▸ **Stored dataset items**
+===+

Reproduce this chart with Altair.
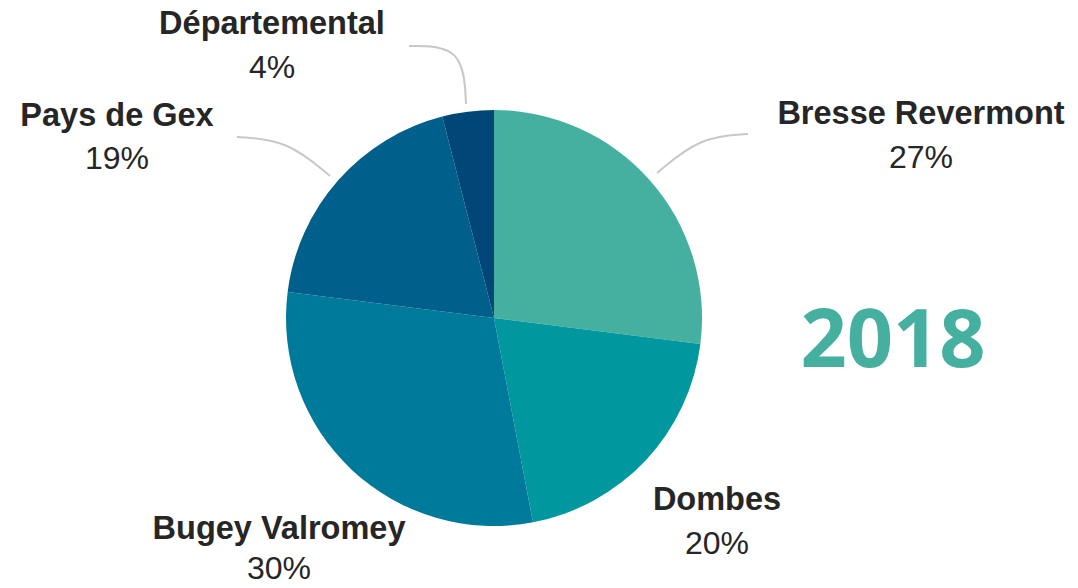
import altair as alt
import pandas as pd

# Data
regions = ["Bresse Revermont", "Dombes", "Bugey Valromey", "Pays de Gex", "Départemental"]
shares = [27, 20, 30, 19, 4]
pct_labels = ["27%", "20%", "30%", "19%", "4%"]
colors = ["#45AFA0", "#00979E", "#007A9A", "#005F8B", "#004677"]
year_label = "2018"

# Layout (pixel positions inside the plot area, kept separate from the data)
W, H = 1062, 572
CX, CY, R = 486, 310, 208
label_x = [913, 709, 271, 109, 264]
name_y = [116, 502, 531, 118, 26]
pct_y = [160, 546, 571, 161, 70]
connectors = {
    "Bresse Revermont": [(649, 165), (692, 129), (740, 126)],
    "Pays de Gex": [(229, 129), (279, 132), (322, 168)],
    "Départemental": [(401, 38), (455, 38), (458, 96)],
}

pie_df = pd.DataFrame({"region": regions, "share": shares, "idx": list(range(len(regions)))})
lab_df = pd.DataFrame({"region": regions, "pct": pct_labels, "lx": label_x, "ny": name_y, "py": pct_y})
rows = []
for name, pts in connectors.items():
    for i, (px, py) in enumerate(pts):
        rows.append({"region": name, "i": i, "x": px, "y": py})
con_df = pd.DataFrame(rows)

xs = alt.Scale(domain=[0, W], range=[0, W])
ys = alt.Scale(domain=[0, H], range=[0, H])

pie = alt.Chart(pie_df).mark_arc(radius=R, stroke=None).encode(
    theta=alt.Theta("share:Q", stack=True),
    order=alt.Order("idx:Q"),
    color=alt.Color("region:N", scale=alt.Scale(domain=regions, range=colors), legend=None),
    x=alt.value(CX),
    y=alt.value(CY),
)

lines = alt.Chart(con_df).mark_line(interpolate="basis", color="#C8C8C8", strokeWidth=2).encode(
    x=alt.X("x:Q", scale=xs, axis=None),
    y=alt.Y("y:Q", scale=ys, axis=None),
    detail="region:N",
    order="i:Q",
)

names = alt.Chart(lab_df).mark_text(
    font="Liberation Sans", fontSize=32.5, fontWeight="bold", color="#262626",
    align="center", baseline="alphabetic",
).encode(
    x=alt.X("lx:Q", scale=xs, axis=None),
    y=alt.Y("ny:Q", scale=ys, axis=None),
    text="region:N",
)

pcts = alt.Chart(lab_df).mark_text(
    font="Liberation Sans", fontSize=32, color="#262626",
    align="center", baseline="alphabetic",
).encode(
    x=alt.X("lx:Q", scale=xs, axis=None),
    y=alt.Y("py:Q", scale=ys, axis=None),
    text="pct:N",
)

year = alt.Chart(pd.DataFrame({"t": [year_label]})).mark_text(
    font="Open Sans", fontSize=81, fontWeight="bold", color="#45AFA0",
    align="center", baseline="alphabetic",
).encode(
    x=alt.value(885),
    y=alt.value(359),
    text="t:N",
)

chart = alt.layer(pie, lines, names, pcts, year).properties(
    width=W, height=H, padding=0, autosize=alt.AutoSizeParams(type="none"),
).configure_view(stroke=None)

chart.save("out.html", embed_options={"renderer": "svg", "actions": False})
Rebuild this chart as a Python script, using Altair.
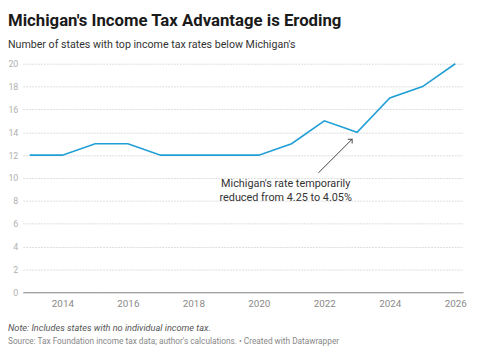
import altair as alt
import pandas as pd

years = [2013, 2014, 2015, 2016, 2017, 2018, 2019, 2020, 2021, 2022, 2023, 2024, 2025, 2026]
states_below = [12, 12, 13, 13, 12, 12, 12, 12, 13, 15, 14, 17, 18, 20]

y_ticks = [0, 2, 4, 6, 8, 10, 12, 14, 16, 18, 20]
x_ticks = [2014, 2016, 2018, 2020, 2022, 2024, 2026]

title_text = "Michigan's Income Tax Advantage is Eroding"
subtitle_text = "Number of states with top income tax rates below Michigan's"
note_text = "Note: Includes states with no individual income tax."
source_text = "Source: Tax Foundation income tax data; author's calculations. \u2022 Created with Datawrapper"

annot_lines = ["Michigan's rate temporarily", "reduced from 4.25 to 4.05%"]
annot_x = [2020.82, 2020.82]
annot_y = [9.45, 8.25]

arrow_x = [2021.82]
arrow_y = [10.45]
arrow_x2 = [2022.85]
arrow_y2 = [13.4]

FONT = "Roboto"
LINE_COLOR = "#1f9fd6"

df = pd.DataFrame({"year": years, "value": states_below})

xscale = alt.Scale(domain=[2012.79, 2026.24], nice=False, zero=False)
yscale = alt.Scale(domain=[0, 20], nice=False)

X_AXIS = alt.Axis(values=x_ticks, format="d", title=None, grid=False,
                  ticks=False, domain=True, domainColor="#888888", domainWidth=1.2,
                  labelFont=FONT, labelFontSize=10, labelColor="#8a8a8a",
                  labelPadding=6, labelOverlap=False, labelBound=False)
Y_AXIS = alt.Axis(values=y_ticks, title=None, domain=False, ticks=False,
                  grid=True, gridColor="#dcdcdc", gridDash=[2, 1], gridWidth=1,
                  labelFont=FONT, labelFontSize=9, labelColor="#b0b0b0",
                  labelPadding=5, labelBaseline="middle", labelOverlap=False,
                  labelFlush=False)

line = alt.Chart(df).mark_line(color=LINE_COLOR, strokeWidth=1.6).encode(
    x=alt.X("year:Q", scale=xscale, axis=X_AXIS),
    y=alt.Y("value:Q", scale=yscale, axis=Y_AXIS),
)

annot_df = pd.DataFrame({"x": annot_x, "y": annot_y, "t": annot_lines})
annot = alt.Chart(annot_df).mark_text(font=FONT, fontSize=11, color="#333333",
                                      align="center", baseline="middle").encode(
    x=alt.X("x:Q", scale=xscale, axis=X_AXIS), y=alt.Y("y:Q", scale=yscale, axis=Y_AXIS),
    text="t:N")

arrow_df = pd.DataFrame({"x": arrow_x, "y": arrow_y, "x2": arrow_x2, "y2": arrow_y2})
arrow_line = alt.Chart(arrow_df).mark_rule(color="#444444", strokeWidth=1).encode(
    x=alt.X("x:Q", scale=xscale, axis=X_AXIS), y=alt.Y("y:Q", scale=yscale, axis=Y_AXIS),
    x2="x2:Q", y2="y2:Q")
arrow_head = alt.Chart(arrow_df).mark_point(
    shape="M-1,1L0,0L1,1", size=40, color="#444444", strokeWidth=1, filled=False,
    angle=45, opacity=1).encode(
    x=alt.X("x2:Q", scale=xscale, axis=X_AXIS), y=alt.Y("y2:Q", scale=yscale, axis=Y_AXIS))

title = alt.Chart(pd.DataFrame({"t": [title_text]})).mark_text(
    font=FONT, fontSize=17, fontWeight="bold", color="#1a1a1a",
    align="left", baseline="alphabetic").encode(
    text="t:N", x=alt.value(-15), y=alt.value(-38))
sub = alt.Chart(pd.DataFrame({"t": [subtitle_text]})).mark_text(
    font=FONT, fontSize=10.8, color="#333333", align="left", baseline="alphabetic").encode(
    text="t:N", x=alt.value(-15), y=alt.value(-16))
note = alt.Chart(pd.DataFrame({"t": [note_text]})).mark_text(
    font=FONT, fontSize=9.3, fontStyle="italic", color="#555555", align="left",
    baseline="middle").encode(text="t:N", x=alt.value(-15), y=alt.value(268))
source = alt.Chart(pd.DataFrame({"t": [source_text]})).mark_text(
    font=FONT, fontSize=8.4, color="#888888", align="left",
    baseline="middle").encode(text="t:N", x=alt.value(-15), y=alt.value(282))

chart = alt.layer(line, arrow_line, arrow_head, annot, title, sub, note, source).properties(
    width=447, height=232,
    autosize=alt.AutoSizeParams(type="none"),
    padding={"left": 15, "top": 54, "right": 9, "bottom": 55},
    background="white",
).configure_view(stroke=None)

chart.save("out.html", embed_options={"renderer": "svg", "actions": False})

+===+

Return all of the data exactly as written, and drop the pictures.

▸ **Exercise response**
Reproduce this chart with Altair.
import altair as alt
import pandas as pd

# Data
regions = ["Bresse Revermont", "Dombes", "Bugey Valromey", "Pays de Gex", "Départemental"]
shares = [27, 20, 30, 19, 4]
pct_labels = ["27%", "20%", "30%", "19%", "4%"]
colors = ["#45AFA0", "#00979E", "#007A9A", "#005F8B", "#004677"]
year_label = "2018"

# Layout (pixel positions inside the plot area, kept separate from the data)
W, H = 1062, 572
CX, CY, R = 486, 310, 208
label_x = [913, 709, 271, 109, 264]
name_y = [116, 502, 531, 118, 26]
pct_y = [160, 546, 571, 161, 70]
connectors = {
    "Bresse Revermont": [(649, 165), (692, 129), (740, 126)],
    "Pays de Gex": [(229, 129), (279, 132), (322, 168)],
    "Départemental": [(401, 38), (455, 38), (458, 96)],
}

pie_df = pd.DataFrame({"region": regions, "share": shares, "idx": list(range(len(regions)))})
lab_df = pd.DataFrame({"region": regions, "pct": pct_labels, "lx": label_x, "ny": name_y, "py": pct_y})
rows = []
for name, pts in connectors.items():
    for i, (px, py) in enumerate(pts):
        rows.append({"region": name, "i": i, "x": px, "y": py})
con_df = pd.DataFrame(rows)

xs = alt.Scale(domain=[0, W], range=[0, W])
ys = alt.Scale(domain=[0, H], range=[0, H])

pie = alt.Chart(pie_df).mark_arc(radius=R, stroke=None).encode(
    theta=alt.Theta("share:Q", stack=True),
    order=alt.Order("idx:Q"),
    color=alt.Color("region:N", scale=alt.Scale(domain=regions, range=colors), legend=None),
    x=alt.value(CX),
    y=alt.value(CY),
)

lines = alt.Chart(con_df).mark_line(interpolate="basis", color="#C8C8C8", strokeWidth=2).encode(
    x=alt.X("x:Q", scale=xs, axis=None),
    y=alt.Y("y:Q", scale=ys, axis=None),
    detail="region:N",
    order="i:Q",
)

names = alt.Chart(lab_df).mark_text(
    font="Liberation Sans", fontSize=32.5, fontWeight="bold", color="#262626",
    align="center", baseline="alphabetic",
).encode(
    x=alt.X("lx:Q", scale=xs, axis=None),
    y=alt.Y("ny:Q", scale=ys, axis=None),
    text="region:N",
)

pcts = alt.Chart(lab_df).mark_text(
    font="Liberation Sans", fontSize=32, color="#262626",
    align="center", baseline="alphabetic",
).encode(
    x=alt.X("lx:Q", scale=xs, axis=None),
    y=alt.Y("py:Q", scale=ys, axis=None),
    text="pct:N",
)

year = alt.Chart(pd.DataFrame({"t": [year_label]})).mark_text(
    font="Open Sans", fontSize=81, fontWeight="bold", color="#45AFA0",
    align="center", baseline="alphabetic",
).encode(
    x=alt.value(885),
    y=alt.value(359),
    text="t:N",
)

chart = alt.layer(pie, lines, names, pcts, year).properties(
    width=W, height=H, padding=0, autosize=alt.AutoSizeParams(type="none"),
).configure_view(stroke=None)

chart.save("out.html", embed_options={"renderer": "svg", "actions": False})
Rebuild this chart as a Python script, using Altair.
import altair as alt
import pandas as pd

years = [2013, 2014, 2015, 2016, 2017, 2018, 2019, 2020, 2021, 2022, 2023, 2024, 2025, 2026]
states_below = [12, 12, 13, 13, 12, 12, 12, 12, 13, 15, 14, 17, 18, 20]

y_ticks = [0, 2, 4, 6, 8, 10, 12, 14, 16, 18, 20]
x_ticks = [2014, 2016, 2018, 2020, 2022, 2024, 2026]

title_text = "Michigan's Income Tax Advantage is Eroding"
subtitle_text = "Number of states with top income tax rates below Michigan's"
note_text = "Note: Includes states with no individual income tax."
source_text = "Source: Tax Foundation income tax data; author's calculations. \u2022 Created with Datawrapper"

annot_lines = ["Michigan's rate temporarily", "reduced from 4.25 to 4.05%"]
annot_x = [2020.82, 2020.82]
annot_y = [9.45, 8.25]

arrow_x = [2021.82]
arrow_y = [10.45]
arrow_x2 = [2022.85]
arrow_y2 = [13.4]

FONT = "Roboto"
LINE_COLOR = "#1f9fd6"

df = pd.DataFrame({"year": years, "value": states_below})

xscale = alt.Scale(domain=[2012.79, 2026.24], nice=False, zero=False)
yscale = alt.Scale(domain=[0, 20], nice=False)

X_AXIS = alt.Axis(values=x_ticks, format="d", title=None, grid=False,
                  ticks=False, domain=True, domainColor="#888888", domainWidth=1.2,
                  labelFont=FONT, labelFontSize=10, labelColor="#8a8a8a",
                  labelPadding=6, labelOverlap=False, labelBound=False)
Y_AXIS = alt.Axis(values=y_ticks, title=None, domain=False, ticks=False,
                  grid=True, gridColor="#dcdcdc", gridDash=[2, 1], gridWidth=1,
                  labelFont=FONT, labelFontSize=9, labelColor="#b0b0b0",
                  labelPadding=5, labelBaseline="middle", labelOverlap=False,
                  labelFlush=False)

line = alt.Chart(df).mark_line(color=LINE_COLOR, strokeWidth=1.6).encode(
    x=alt.X("year:Q", scale=xscale, axis=X_AXIS),
    y=alt.Y("value:Q", scale=yscale, axis=Y_AXIS),
)

annot_df = pd.DataFrame({"x": annot_x, "y": annot_y, "t": annot_lines})
annot = alt.Chart(annot_df).mark_text(font=FONT, fontSize=11, color="#333333",
                                      align="center", baseline="middle").encode(
    x=alt.X("x:Q", scale=xscale, axis=X_AXIS), y=alt.Y("y:Q", scale=yscale, axis=Y_AXIS),
    text="t:N")

arrow_df = pd.DataFrame({"x": arrow_x, "y": arrow_y, "x2": arrow_x2, "y2": arrow_y2})
arrow_line = alt.Chart(arrow_df).mark_rule(color="#444444", strokeWidth=1).encode(
    x=alt.X("x:Q", scale=xscale, axis=X_AXIS), y=alt.Y("y:Q", scale=yscale, axis=Y_AXIS),
    x2="x2:Q", y2="y2:Q")
arrow_head = alt.Chart(arrow_df).mark_point(
    shape="M-1,1L0,0L1,1", size=40, color="#444444", strokeWidth=1, filled=False,
    angle=45, opacity=1).encode(
    x=alt.X("x2:Q", scale=xscale, axis=X_AXIS), y=alt.Y("y2:Q", scale=yscale, axis=Y_AXIS))

title = alt.Chart(pd.DataFrame({"t": [title_text]})).mark_text(
    font=FONT, fontSize=17, fontWeight="bold", color="#1a1a1a",
    align="left", baseline="alphabetic").encode(
    text="t:N", x=alt.value(-15), y=alt.value(-38))
sub = alt.Chart(pd.DataFrame({"t": [subtitle_text]})).mark_text(
    font=FONT, fontSize=10.8, color="#333333", align="left", baseline="alphabetic").encode(
    text="t:N", x=alt.value(-15), y=alt.value(-16))
note = alt.Chart(pd.DataFrame({"t": [note_text]})).mark_text(
    font=FONT, fontSize=9.3, fontStyle="italic", color="#555555", align="left",
    baseline="middle").encode(text="t:N", x=alt.value(-15), y=alt.value(268))
source = alt.Chart(pd.DataFrame({"t": [source_text]})).mark_text(
    font=FONT, fontSize=8.4, color="#888888", align="left",
    baseline="middle").encode(text="t:N", x=alt.value(-15), y=alt.value(282))

chart = alt.layer(line, arrow_line, arrow_head, annot, title, sub, note, source).properties(
    width=447, height=232,
    autosize=alt.AutoSizeParams(type="none"),
    padding={"left": 15, "top": 54, "right": 9, "bottom": 55},
    background="white",
).configure_view(stroke=None)

chart.save("out.html", embed_options={"renderer": "svg", "actions": False})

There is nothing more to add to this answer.